United States Attorney for the District of Connecticut
- In office 1806–1829
- President: Thomas Jefferson James Madison James Monroe John Quincy Adams
- Preceded by: Pierpont Edwards
- Succeeded by: Nathan Smith

Personal details
- Born: December 31, 1759 Tolland, Connecticut
- Died: May 27, 1842 (aged 82)
- Spouse: Susannah “Susan” Kent Huntington
- Relatives: Dora Richards Miller (granddaughter)
- Profession: Lawyer, politician

Military service
- Allegiance: United States
- Branch/service: Continental Army
- Battles/wars: Revolutionary War

= Hezekiah Huntington =

American attorney (1759–1842)

Hezekiah Huntington (December 31, 1759 – May 27, 1842) was an American attorney and soldier who served as the United States Attorney for the District of Connecticut under four presidents.

==Biography==
Huntington was born in Tolland, Connecticut, on December 31, 1759. He was the fourth son of John Huntington and Mehitabel Steel. He was a soldier in the revolutionary war, at one point during the war he helped a ship escape New London by navigating around the British Navy. Afterwards he studied law for one year with Gideon Granger, Esq. of Suffield, (father of the Postmaster General) and two years, with John Trumbull, Esq., of Hartford (afterwards a Judge of the Superior Court). He was admitted to the Bar, at Hartford, in 1789 and settled in the practice of the Law, in Suffield, in the fall of 1790. He was appointed, by President Jefferson, United States Attorney for the district of Connecticut, January 17, 1806, and held that office, through subsequent re-appointments, until January 17, 1829.

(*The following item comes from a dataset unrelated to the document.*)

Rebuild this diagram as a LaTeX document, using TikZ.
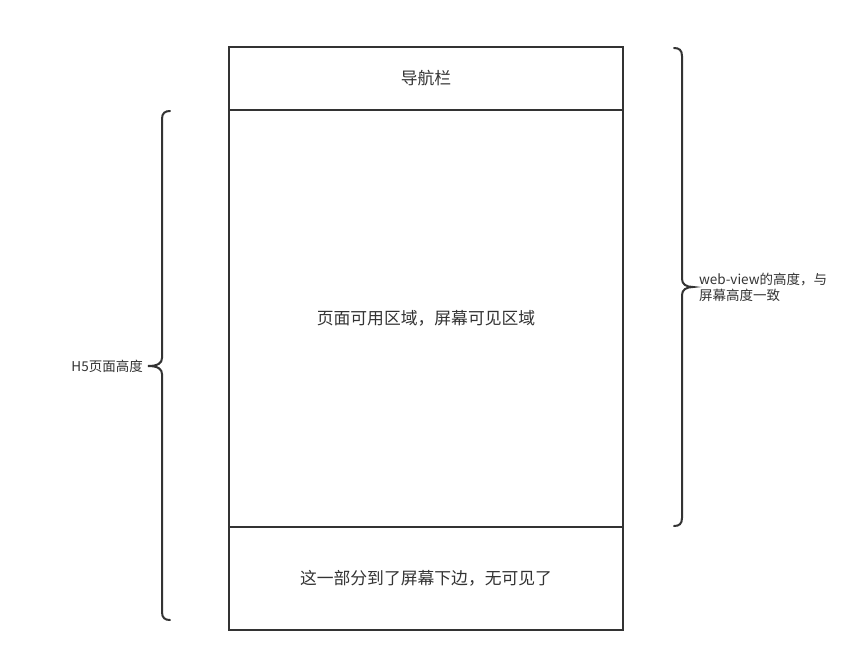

He represented the town of Suffield in the Connecticut General Assembly, in May 1802, May 1804, October 1804, May 1805, and Oct. 1805. In 1801, he was appointed one of the commissioners under the bankrupt law of the United States, and held that situation about two years. He moved to Hartford, in April 1813; he was appointed State's Attorney for the county of Hartford, in August 1818, and held that office until January 1822.